PROBLEM DESCRIPTION
Your task is to output the listing word for word, with pictures excluded.

DATASET SECTION
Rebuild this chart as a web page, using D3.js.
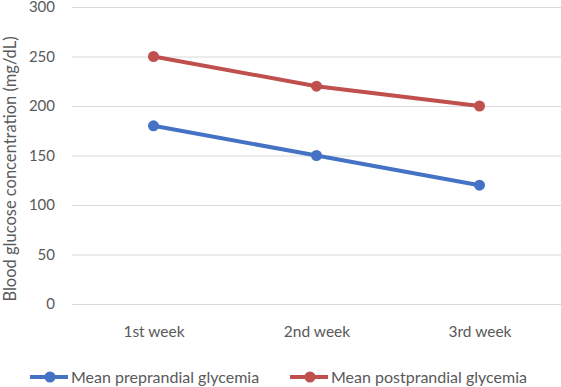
<!DOCTYPE html>
<html>
<head>
<meta charset="utf-8">
<script src="https://cdn.jsdelivr.net/npm/d3@7"></script>
<style>
  body { margin: 0; background: #fff; }
  text { font-family: Lato, 'Open Sans', sans-serif; fill: #595959; }
</style>
</head>
<body>
<div id="chart"></div>
<script>
const weeks = ['1st week', '2nd week', '3rd week']
const preprandial = [180, 150, 120]
const postprandial = [250, 220, 200]
const yTicks = [0, 50, 100, 150, 200, 250, 300]
const seriesNames = ['Mean preprandial glycemia', 'Mean postprandial glycemia']
const colors = ['#4472C4', '#C0504D']

const margin = { top: 7, left: 72, right: 0, bottom: 83 }
const width = 561 - margin.left - margin.right
const height = 387 - margin.top - margin.bottom

const svg = d3
  .select('#chart')
  .append('svg')
  .attr('width', 561)
  .attr('height', 387)

const g = svg
  .append('g')
  .attr('transform', 'translate(' + margin.left + ',' + margin.top + ')')

const xPositionScale = d3
  .scalePoint()
  .domain(weeks)
  .range([0, width])
  .padding(0.5)

const yPositionScale = d3
  .scaleLinear()
  .domain([0, 300])
  .range([height, 0])

// gridlines + y labels
const yAxis = d3
  .axisLeft(yPositionScale)
  .tickValues(yTicks)
  .tickSize(-width)
  .tickPadding(17)
g.append('g')
  .attr('class', 'axis y-axis')
  .call(yAxis)
g.select('.y-axis .domain').remove()
g.selectAll('.y-axis line').attr('stroke', '#d9d9d9').attr('stroke-width', 1)
g.selectAll('.y-axis text')
  .attr('font-size', 15)
  .attr('fill', '#595959')
  .style('font-family', 'Lato, sans-serif')

const xAxis = d3.axisBottom(xPositionScale).tickSize(0).tickPadding(22)
g.append('g')
  .attr('class', 'axis x-axis')
  .attr('transform', 'translate(0,' + height + ')')
  .call(xAxis)
g.select('.x-axis .domain').remove()
g.selectAll('.x-axis text')
  .attr('font-size', 15.5)
  .attr('fill', '#595959')
  .style('font-family', 'Lato, sans-serif')

const line = d3
  .line()
  .x((d, i) => xPositionScale(weeks[i]))
  .y(d => yPositionScale(d))

const allSeries = [preprandial, postprandial]
allSeries.forEach((values, s) => {
  g.append('path')
    .datum(values)
    .attr('d', line)
    .attr('stroke', colors[s])
    .attr('stroke-width', 4)
    .attr('fill', 'none')
  g.selectAll('.dot-' + s)
    .data(values)
    .enter()
    .append('circle')
    .attr('class', 'dot-' + s)
    .attr('cx', (d, i) => xPositionScale(weeks[i]))
    .attr('cy', d => yPositionScale(d))
    .attr('r', 5.5)
    .attr('fill', colors[s])
})

// y title
svg
  .append('text')
  .text('Blood glucose concentration (mg/dL)')
  .attr('transform', 'translate(16,169) rotate(-90)')
  .attr('text-anchor', 'middle')
  .attr('font-size', 16.5)

// legend
const legendX = [30, 290]
seriesNames.forEach((name, s) => {
  const lg = svg.append('g').attr('transform', 'translate(' + legendX[s] + ',377)')
  lg.append('line')
    .attr('x1', 0)
    .attr('x2', 38)
    .attr('stroke', colors[s])
    .attr('stroke-width', 4)
  lg.append('circle')
    .attr('cx', 20)
    .attr('r', 5.5)
    .attr('fill', colors[s])
  lg.append('text')
    .text(name)
    .attr('x', 41)
    .attr('dy', '0.35em')
    .attr('font-size', 16)
})
</script>
</body>
</html>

IN RESPONSE
Rebuild this chart as a web page, using D3.js.
<!DOCTYPE html>
<html>
<head>
<meta charset="utf-8">
<script src="https://cdn.jsdelivr.net/npm/d3@7"></script>
<style>
  body { margin: 0; background: #fff; }
  text { font-family: Lato, 'Open Sans', sans-serif; fill: #595959; }
</style>
</head>
<body>
<div id="chart"></div>
<script>
const weeks = ['1st week', '2nd week', '3rd week']
const preprandial = [180, 150, 120]
const postprandial = [250, 220, 200]
const yTicks = [0, 50, 100, 150, 200, 250, 300]
const seriesNames = ['Mean preprandial glycemia', 'Mean postprandial glycemia']
const colors = ['#4472C4', '#C0504D']

const margin = { top: 7, left: 72, right: 0, bottom: 83 }
const width = 561 - margin.left - margin.right
const height = 387 - margin.top - margin.bottom

const svg = d3
  .select('#chart')
  .append('svg')
  .attr('width', 561)
  .attr('height', 387)

const g = svg
  .append('g')
  .attr('transform', 'translate(' + margin.left + ',' + margin.top + ')')

const xPositionScale = d3
  .scalePoint()
  .domain(weeks)
  .range([0, width])
  .padding(0.5)

const yPositionScale = d3
  .scaleLinear()
  .domain([0, 300])
  .range([height, 0])

// gridlines + y labels
const yAxis = d3
  .axisLeft(yPositionScale)
  .tickValues(yTicks)
  .tickSize(-width)
  .tickPadding(17)
g.append('g')
  .attr('class', 'axis y-axis')
  .call(yAxis)
g.select('.y-axis .domain').remove()
g.selectAll('.y-axis line').attr('stroke', '#d9d9d9').attr('stroke-width', 1)
g.selectAll('.y-axis text')
  .attr('font-size', 15)
  .attr('fill', '#595959')
  .style('font-family', 'Lato, sans-serif')

const xAxis = d3.axisBottom(xPositionScale).tickSize(0).tickPadding(22)
g.append('g')
  .attr('class', 'axis x-axis')
  .attr('transform', 'translate(0,' + height + ')')
  .call(xAxis)
g.select('.x-axis .domain').remove()
g.selectAll('.x-axis text')
  .attr('font-size', 15.5)
  .attr('fill', '#595959')
  .style('font-family', 'Lato, sans-serif')

const line = d3
  .line()
  .x((d, i) => xPositionScale(weeks[i]))
  .y(d => yPositionScale(d))

const allSeries = [preprandial, postprandial]
allSeries.forEach((values, s) => {
  g.append('path')
    .datum(values)
    .attr('d', line)
    .attr('stroke', colors[s])
    .attr('stroke-width', 4)
    .attr('fill', 'none')
  g.selectAll('.dot-' + s)
    .data(values)
    .enter()
    .append('circle')
    .attr('class', 'dot-' + s)
    .attr('cx', (d, i) => xPositionScale(weeks[i]))
    .attr('cy', d => yPositionScale(d))
    .attr('r', 5.5)
    .attr('fill', colors[s])
})

// y title
svg
  .append('text')
  .text('Blood glucose concentration (mg/dL)')
  .attr('transform', 'translate(16,169) rotate(-90)')
  .attr('text-anchor', 'middle')
  .attr('font-size', 16.5)

// legend
const legendX = [30, 290]
seriesNames.forEach((name, s) => {
  const lg = svg.append('g').attr('transform', 'translate(' + legendX[s] + ',377)')
  lg.append('line')
    .attr('x1', 0)
    .attr('x2', 38)
    .attr('stroke', colors[s])
    .attr('stroke-width', 4)
  lg.append('circle')
    .attr('cx', 20)
    .attr('r', 5.5)
    .attr('fill', colors[s])
  lg.append('text')
    .text(name)
    .attr('x', 41)
    .attr('dy', '0.35em')
    .attr('font-size', 16)
})
</script>
</body>
</html>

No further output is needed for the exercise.